このとき、税効果が生じる場合は解約返戻金から税金部分を除いた金額がキャッシュライクアイテムとなります。
例えば、下記の場合
- 簿価:100
- 解約返戻金相当額:120
- 税率:30%
解約返戻金と簿価の差額20に実効税率(30%)を乗じ、当該税金(6)を解約返戻金から控除することで、手取りの解約返戻金(114=120-6)が算出され、この手取り額がキャッシュライクアイテムとなります。
事業計画への反映
前述のように、解約不能な保険についてはネットデット項目に含めないこととなります。
この場合、解約不能=将来にわたって保険契約が継続するとの前提が置かれるため、将来にわたって保険料が発生することとなります。
よって、事業計画内に当該保険料が含まれているかを確認する必要があり、除外されているのであれば含めることとなります。
この点は、実務的には販管費内の各費用を積み上げて将来の販管費を計画していることは少なく、過年度の販管費率から将来の販管費を推定することが通常かと思います。

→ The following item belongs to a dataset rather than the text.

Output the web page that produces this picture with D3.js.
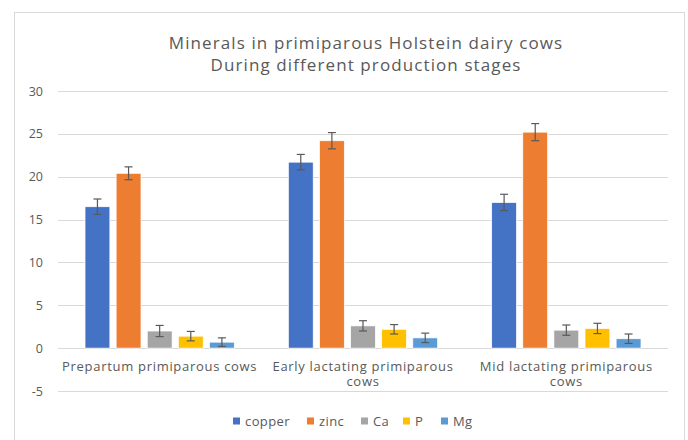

そのため、特段保険料を除外している事実がなければ、将来の販管費内にも過年度と同水準の保険料が含まれていると捉え、調整をすることはないかと思います。
留意点
基準日時点の解約返戻金額は早めに確認
評価基準日時点の解約返戻金を知りたい場合、当該情報は対象会社にはないことが多く、保険会社に問い合わせてもらう必要があります。
そのため、保険の本数が少ない場合は照会にはそこまで時間はかからないのですが、従業員各々に保険をかけているとなると、その一本一本の保険契約に対する解約返戻金を保険会社は調べる必要があるので、照会にかなり時間がかかってしまいます。
保険積立金は金額が大きいことが多く、キャッシュライクアイテムとしてネットデット項目と判断した場合は企業価値や株式価値にダイレクトに影響を与えるものとなります。
時間的にタイトなDDにおいては外部に確認をする情報や外部から資料を入手する必要がある事項についてはDDの初期段階から依頼をしておくことが重要ですので、この点留意が必要となります。